Many designs for filet lace are shown with the pattern marked in small crosses which does suggest that they could also have been worked as embroidered cross stitch. It is also a bit misleading though as the filet technique has no links to cross stitch and in fact is made in a running woven technique. The thread pattern has to be carefully worked out before the worker starts as the thread is woven over and under the meshes of the net in a continuous line vertically up and down the pattern like the diagram above. At points in the design the worker changes direction and works horizontally across the threads already laid this time weaving under and over the laid threads as well as those of the net mesh to give an open but woven appearance. It does produce a firm type of lace though well suited to furnishing.

Wednesday, 5 January 2022

Back in the studio

 It’s good to be back in the studio after the Christmas break making lace plans for the new year. I’m very pleased to have work in the current Tansa miniatures exhibition which is currently showing at the Crafts Study Centre in Farnham until 26 March. I will also have some larger pieces of lace in the complementary exhibition at South Hill Park in Bracknell from 26 February until 3 April. The work at both venues is the result of a research visit by UCA textile researchers to Japan in 2019, following which we and some of the Japanese artists we visited encapsulated our responses to the trip in textiles. I feel especially lucky to be able to show some work in the current pandemic when so many venues are closed.

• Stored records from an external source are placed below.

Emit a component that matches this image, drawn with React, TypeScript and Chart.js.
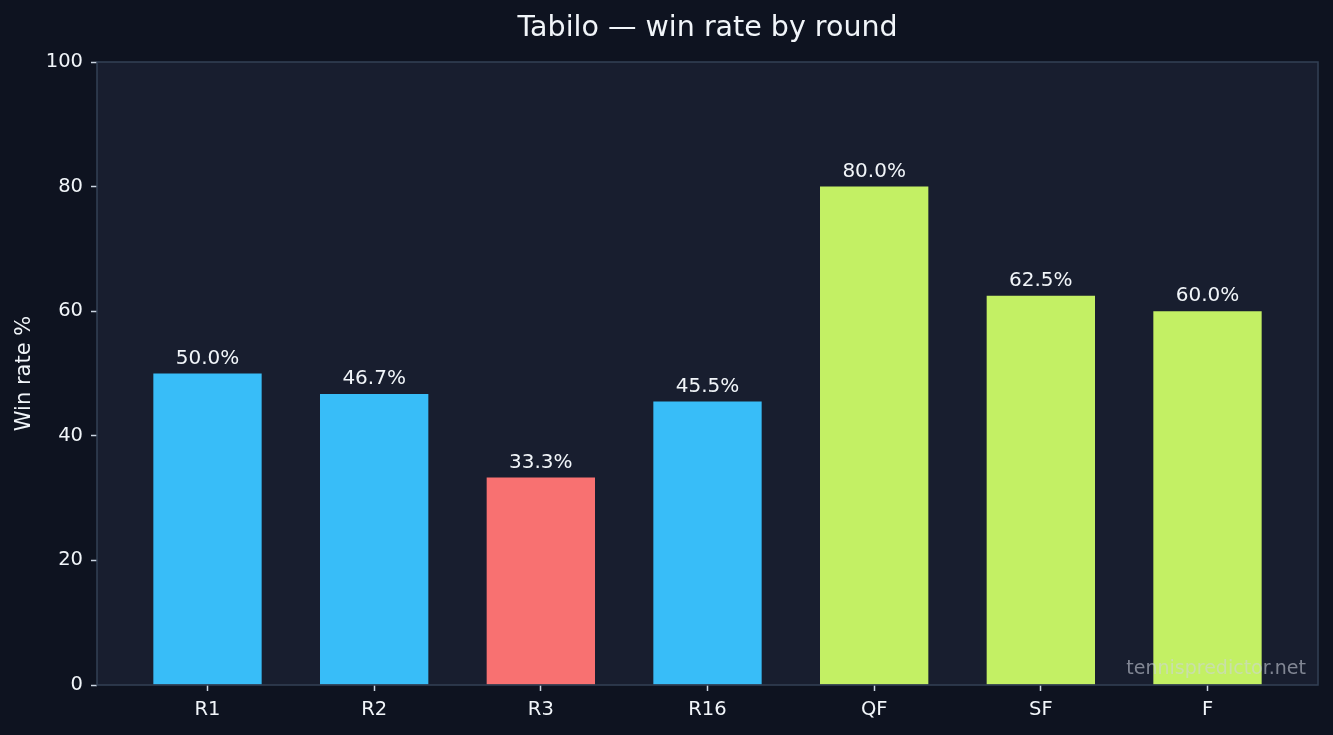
import React, { useEffect, useRef } from "react";
import { Chart, registerables } from "chart.js";

Chart.register(...registerables);

const rounds = ["R1", "R2", "R3", "R16", "QF", "SF", "F"];
const winRates = [50.0, 46.7, 33.3, 45.5, 80.0, 62.5, 60.0];
const barColors = ["#38bdf8", "#38bdf8", "#f87171", "#38bdf8", "#c3f064", "#c3f064", "#c3f064"];
const yTicks = [0, 20, 40, 60, 80, 100];
const titleText = "Tabilo — win rate by round";
const yTitle = "Win rate %";
const watermark = "tennispredictor.net";

const FONT = "'DejaVu Sans', sans-serif";
const OUTER_BG = "#0e1320";
const PLOT_BG = "#181e2f";
const FRAME = "#334155";
const TEXT = "#f1f5f9";

export default function App() {
  const ref = useRef<HTMLCanvasElement | null>(null);

  useEffect(() => {
    document.body.style.margin = "0";
    document.body.style.background = OUTER_BG;
    const canvas = ref.current;
    if (!canvas) return;

    const decor = {
      id: "decor",
      beforeDraw(chart: any) {
        const { ctx, chartArea: a } = chart;
        ctx.save();
        ctx.fillStyle = OUTER_BG;
        ctx.fillRect(0, 0, chart.width, chart.height);
        ctx.fillStyle = PLOT_BG;
        ctx.fillRect(a.left, a.top, a.right - a.left, a.bottom - a.top);
        ctx.restore();
      },
      afterDatasetsDraw(chart: any) {
        const { ctx, chartArea: a } = chart;
        ctx.save();
        // value labels
        const meta = chart.getDatasetMeta(0);
        ctx.font = `20px ${FONT}`;
        ctx.fillStyle = TEXT;
        ctx.textAlign = "center";
        ctx.textBaseline = "alphabetic";
        meta.data.forEach((bar: any, i: number) => {
          ctx.fillText(winRates[i].toFixed(1) + "%", bar.x, bar.y - 10);
        });
        // watermark
        ctx.font = `19px ${FONT}`;
        ctx.fillStyle = "rgba(205, 210, 220, 0.58)";
        ctx.textAlign = "right";
        ctx.textBaseline = "middle";
        ctx.fillText(watermark, a.right - 12, a.bottom - 16);
        // frame
        ctx.strokeStyle = FRAME;
        ctx.lineWidth = 1.5;
        ctx.strokeRect(a.left, a.top, a.right - a.left, a.bottom - a.top);
        // title
        ctx.font = `28.5px ${FONT}`;
        ctx.fillStyle = TEXT;
        ctx.textAlign = "center";
        ctx.textBaseline = "middle";
        ctx.fillText(titleText, (a.left + a.right) / 2, 29);
        ctx.restore();
      },
    };

    const tickGrid = {
      drawOnChartArea: false,
      drawTicks: true,
      tickLength: 6,
      tickColor: "#cbd5e1",
      tickWidth: 1.5,
      offset: false,
    };

    const chart = new Chart(canvas, {
      type: "bar",
      data: {
        datasets: [
          {
            data: winRates.map((v, i) => ({ x: i, y: v })),
            backgroundColor: barColors,
            borderWidth: 0,
            barPercentage: 0.65,
            categoryPercentage: 1,
          },
        ],
      },
      options: {
        responsive: false,
        animation: false,
        maintainAspectRatio: false,
        layout: { padding: { top: 62, right: 15, left: 0, bottom: 0 } },
        plugins: {
          legend: { display: false },
          tooltip: { enabled: false },
          title: { display: false },
        },
        scales: {
          x: {
            type: "linear",
            min: -0.663,
            max: 6.663,
            offset: false,
            afterFit(scale: any) {
              scale.height = 50;
            },
            afterBuildTicks(scale: any) {
              scale.ticks = rounds.map((_, i) => ({ value: i }));
            },
            ticks: {
              color: TEXT,
              font: { family: FONT, size: 19.5 },
              padding: 7,
              autoSkip: false,
              maxRotation: 0,
              callback: (v: any) => rounds[v as number] ?? "",
            },
            grid: tickGrid,
            border: { display: false },
          },
          y: {
            min: 0,
            max: 100,
            afterFit(scale: any) {
              scale.width = 97;
            },
            afterBuildTicks(scale: any) {
              scale.ticks = yTicks.map((v) => ({ value: v }));
            },
            ticks: {
              color: TEXT,
              font: { family: FONT, size: 19.5 },
              padding: 8,
            },
            grid: tickGrid,
            border: { display: false },
            title: {
              display: true,
              text: yTitle,
              color: TEXT,
              font: { family: FONT, size: 21 },
              padding: { top: 12, bottom: 0 },
            },
          },
        },
      },
      plugins: [decor],
    });

    return () => chart.destroy();
  }, []);

  return (
    <div style={{ width: 1333, height: 735 }}>
      <canvas ref={ref} width={1333} height={735} style={{ display: "block" }} />
    </div>
  );
}
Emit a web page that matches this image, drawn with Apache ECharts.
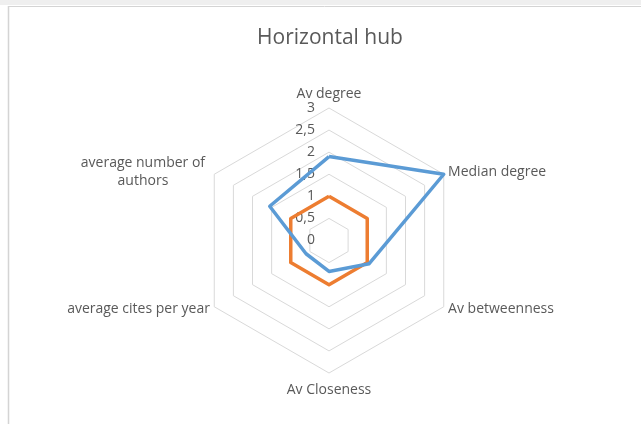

The miniature works are also travelling to Japan in April to be exhibited at Gallery Gallery in Kyoto which is also a great honour. As well as the Japanese themed pieces I’m also still working on my unhomely doily series hoping to produce a group of them for exhibiting. I’ve published a couple of papers in Textile the journal of cloth and culture this year, one on the lace designer Amy Atkin (the image above shows a detail of my textile response to that work) and another on textile responses to domestic trauma. I’m currently writing a chapter for a textile book on Belgian war lace and have started the research for another paper on the work of Harry Cross who designed beautiful machine lace curtains and the famous Battle of Britain lace panel. I like to have a mixture of practice and writing so I’m looking forward to the new year and getting back to work.